[Start of Stored rows]
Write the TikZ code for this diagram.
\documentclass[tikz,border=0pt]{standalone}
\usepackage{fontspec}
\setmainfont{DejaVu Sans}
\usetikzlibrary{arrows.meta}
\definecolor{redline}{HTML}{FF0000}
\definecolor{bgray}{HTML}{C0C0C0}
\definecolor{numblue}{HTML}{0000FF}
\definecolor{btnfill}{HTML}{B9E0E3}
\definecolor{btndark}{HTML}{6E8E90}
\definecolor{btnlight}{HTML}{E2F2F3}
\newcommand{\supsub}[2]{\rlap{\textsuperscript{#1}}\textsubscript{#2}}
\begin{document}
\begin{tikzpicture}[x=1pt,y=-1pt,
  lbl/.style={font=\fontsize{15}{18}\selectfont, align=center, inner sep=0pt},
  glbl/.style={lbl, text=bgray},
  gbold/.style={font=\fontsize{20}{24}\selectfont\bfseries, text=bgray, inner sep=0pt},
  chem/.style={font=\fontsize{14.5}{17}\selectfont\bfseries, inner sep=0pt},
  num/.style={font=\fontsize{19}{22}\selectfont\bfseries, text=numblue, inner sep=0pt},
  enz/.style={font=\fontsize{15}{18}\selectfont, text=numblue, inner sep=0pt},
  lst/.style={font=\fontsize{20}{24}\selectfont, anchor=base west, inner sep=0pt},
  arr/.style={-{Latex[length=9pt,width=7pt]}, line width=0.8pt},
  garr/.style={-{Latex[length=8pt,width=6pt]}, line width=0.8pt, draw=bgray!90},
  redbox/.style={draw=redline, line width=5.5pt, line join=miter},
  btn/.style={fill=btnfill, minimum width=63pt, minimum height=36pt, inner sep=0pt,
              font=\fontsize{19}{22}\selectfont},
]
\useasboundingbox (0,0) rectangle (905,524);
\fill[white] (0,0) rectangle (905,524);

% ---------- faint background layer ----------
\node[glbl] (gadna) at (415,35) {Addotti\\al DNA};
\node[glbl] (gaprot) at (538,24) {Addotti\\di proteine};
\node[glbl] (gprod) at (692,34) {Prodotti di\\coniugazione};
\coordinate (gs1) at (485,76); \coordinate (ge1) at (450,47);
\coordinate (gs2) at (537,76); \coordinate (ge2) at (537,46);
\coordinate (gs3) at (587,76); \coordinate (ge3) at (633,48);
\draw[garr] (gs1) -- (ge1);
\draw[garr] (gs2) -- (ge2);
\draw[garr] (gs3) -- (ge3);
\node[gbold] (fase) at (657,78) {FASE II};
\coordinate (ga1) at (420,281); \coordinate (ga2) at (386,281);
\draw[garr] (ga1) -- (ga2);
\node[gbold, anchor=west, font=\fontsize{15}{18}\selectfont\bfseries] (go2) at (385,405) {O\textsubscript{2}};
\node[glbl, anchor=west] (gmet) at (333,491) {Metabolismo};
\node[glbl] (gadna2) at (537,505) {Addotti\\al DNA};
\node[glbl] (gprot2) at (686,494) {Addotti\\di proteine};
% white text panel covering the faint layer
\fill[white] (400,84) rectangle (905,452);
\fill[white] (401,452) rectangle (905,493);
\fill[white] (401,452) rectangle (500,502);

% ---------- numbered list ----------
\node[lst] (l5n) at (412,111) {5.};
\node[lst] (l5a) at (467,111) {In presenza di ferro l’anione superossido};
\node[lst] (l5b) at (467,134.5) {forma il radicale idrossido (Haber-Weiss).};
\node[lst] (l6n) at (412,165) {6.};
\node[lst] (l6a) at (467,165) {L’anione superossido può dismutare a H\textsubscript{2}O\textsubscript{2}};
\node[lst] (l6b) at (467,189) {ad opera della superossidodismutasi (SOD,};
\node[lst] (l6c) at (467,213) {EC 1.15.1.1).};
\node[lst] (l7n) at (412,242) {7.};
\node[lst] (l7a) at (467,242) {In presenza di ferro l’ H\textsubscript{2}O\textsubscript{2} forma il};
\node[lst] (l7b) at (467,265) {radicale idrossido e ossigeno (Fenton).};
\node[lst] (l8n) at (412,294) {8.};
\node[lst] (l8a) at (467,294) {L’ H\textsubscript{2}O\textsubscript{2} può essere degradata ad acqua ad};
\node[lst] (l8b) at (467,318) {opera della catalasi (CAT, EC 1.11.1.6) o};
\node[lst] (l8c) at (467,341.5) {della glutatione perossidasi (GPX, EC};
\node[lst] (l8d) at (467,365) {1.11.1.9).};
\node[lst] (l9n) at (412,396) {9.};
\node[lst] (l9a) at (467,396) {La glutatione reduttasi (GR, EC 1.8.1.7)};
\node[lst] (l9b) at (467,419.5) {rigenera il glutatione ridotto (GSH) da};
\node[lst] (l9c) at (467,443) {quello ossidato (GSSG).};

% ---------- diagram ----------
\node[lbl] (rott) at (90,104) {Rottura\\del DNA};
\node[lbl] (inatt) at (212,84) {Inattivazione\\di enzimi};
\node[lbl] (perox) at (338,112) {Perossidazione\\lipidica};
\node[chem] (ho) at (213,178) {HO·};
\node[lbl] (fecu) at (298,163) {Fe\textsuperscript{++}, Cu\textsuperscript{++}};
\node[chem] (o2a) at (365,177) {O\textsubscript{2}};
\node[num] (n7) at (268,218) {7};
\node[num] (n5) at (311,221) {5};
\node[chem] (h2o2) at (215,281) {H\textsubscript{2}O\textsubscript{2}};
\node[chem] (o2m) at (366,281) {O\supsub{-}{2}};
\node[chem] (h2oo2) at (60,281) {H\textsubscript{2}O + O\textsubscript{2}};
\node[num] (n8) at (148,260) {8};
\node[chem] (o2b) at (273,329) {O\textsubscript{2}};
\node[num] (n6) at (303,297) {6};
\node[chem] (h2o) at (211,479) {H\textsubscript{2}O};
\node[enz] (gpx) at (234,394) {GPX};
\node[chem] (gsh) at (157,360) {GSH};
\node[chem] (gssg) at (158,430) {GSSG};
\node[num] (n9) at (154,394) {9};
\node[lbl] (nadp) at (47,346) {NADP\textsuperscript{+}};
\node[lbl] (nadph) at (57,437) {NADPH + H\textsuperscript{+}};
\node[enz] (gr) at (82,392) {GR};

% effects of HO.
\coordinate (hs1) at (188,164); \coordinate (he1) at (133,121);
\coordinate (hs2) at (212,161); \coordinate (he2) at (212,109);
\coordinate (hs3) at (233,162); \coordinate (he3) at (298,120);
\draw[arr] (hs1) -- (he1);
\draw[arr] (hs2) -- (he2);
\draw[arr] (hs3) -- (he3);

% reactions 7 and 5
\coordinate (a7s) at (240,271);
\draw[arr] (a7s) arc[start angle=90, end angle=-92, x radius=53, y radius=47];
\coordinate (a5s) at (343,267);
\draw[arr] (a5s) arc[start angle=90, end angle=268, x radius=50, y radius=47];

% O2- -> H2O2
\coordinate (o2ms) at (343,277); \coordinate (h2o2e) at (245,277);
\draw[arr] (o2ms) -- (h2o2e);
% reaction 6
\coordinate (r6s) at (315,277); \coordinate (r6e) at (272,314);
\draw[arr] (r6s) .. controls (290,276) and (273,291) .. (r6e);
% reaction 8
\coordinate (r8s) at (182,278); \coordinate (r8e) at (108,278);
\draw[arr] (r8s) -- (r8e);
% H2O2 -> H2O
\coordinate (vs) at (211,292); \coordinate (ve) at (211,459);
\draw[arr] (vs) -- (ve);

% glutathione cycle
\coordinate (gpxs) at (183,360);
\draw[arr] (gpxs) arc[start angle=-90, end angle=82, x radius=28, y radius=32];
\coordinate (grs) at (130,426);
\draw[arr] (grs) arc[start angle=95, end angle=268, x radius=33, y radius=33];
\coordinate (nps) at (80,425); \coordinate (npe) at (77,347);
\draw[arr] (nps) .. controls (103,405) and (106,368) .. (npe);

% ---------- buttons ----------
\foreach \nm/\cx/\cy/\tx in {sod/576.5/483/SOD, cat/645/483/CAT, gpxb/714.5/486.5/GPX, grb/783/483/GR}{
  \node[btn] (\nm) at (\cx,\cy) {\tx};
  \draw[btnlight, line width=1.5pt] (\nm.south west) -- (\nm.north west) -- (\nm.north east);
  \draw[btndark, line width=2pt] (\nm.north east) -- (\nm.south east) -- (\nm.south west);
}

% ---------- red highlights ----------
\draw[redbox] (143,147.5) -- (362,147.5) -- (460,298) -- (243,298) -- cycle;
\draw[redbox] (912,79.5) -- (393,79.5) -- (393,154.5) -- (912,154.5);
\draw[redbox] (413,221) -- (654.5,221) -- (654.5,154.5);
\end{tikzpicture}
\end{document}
[End of Stored rows]
[Start of Stored rows]
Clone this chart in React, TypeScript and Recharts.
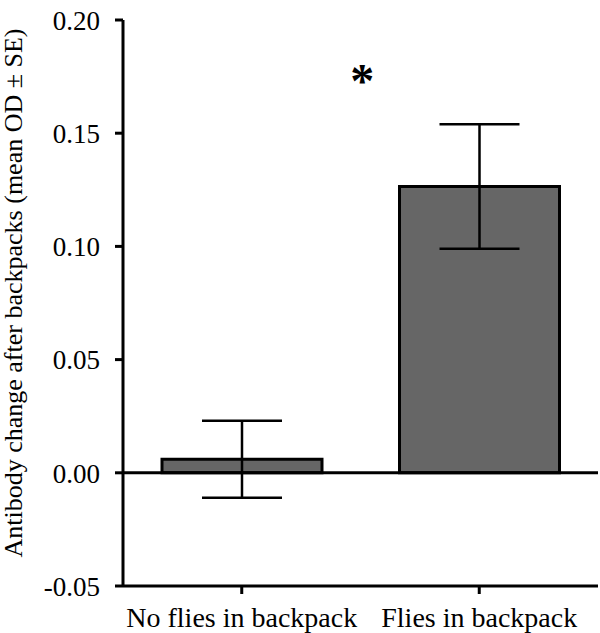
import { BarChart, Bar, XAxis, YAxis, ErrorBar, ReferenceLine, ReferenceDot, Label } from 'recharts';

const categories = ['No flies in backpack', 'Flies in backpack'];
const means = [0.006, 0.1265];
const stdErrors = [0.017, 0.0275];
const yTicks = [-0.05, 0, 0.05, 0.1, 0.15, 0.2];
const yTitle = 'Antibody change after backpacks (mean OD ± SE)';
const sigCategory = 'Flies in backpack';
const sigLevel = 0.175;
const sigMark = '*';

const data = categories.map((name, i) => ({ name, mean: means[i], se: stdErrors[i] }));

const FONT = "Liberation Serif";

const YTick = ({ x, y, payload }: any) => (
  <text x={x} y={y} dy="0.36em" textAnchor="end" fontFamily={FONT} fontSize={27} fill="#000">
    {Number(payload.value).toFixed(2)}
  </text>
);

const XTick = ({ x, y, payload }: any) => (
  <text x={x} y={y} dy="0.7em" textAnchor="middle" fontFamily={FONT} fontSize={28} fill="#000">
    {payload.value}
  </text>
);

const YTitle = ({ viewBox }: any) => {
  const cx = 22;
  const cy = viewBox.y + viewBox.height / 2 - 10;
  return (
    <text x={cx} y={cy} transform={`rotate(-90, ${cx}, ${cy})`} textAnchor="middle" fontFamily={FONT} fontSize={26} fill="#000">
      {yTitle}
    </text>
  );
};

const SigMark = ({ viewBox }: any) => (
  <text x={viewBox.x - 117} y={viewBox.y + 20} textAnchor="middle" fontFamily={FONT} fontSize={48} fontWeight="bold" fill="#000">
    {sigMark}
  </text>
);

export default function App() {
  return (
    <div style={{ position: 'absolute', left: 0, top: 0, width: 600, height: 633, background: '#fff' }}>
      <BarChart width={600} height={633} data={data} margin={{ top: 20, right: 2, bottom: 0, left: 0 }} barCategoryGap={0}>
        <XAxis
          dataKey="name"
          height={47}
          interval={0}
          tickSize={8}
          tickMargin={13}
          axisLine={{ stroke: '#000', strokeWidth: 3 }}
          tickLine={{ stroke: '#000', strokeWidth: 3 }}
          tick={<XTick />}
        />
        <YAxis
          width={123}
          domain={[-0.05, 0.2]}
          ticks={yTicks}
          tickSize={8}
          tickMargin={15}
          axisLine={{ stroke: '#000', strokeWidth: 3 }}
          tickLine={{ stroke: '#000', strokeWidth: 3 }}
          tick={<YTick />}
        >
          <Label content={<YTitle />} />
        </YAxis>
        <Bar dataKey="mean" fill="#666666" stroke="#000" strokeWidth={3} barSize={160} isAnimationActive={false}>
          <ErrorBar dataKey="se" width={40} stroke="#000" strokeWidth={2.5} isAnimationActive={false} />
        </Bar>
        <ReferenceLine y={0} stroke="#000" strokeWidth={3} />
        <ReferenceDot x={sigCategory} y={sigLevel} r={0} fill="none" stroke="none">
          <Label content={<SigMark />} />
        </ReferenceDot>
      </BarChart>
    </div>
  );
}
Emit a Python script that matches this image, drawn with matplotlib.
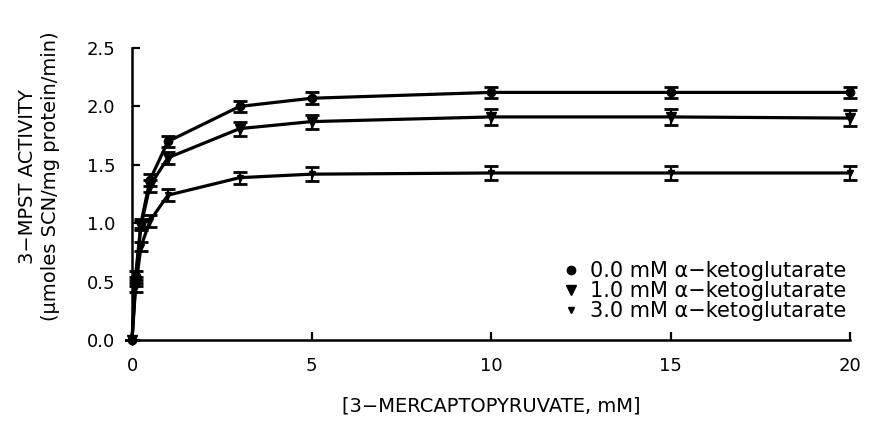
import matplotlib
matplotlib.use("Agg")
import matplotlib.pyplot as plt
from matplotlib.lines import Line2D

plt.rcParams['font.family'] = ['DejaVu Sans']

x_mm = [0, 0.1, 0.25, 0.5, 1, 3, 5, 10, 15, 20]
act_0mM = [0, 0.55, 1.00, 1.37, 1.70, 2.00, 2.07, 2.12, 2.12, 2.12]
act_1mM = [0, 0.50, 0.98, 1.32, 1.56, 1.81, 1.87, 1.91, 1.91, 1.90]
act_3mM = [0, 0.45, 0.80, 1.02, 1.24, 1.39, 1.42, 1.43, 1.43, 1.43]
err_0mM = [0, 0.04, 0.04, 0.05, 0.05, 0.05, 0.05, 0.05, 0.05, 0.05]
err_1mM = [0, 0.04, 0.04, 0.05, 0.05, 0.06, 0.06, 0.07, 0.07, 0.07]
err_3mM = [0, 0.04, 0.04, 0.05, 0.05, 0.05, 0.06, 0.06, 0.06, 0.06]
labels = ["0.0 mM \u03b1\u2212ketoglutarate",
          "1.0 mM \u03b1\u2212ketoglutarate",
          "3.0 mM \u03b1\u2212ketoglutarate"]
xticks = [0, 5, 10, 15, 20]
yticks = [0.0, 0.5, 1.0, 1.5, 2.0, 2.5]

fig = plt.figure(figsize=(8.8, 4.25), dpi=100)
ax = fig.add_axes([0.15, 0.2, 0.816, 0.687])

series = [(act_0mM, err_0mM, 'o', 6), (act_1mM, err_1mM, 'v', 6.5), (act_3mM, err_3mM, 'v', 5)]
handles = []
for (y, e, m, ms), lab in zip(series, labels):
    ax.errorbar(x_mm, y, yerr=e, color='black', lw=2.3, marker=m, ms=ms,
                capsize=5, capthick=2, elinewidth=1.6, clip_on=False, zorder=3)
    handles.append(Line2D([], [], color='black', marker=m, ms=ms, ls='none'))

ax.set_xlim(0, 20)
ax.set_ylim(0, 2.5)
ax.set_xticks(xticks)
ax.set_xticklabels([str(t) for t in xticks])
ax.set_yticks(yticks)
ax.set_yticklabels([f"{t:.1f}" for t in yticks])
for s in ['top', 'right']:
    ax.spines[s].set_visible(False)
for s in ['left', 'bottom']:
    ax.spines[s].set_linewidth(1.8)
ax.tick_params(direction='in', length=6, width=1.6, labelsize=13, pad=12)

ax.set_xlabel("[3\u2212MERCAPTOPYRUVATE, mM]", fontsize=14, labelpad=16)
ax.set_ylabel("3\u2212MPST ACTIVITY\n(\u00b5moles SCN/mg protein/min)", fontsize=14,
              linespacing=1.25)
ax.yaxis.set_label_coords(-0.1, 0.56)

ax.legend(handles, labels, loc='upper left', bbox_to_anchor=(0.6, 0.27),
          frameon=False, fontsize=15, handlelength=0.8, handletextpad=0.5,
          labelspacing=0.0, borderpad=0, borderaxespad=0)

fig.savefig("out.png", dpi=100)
[End of Stored rows]
[What you are asked to do]: Reproduce the data above exactly, but only the lines from the one showing "Clone this chart" through the one showing "ReferenceLine, ReferenceDot, Label", with both ends kept and the pictures left out.

[Response to this exercise]:
Clone this chart in React, TypeScript and Recharts.
import { BarChart, Bar, XAxis, YAxis, ErrorBar, ReferenceLine, ReferenceDot, Label } from 'recharts';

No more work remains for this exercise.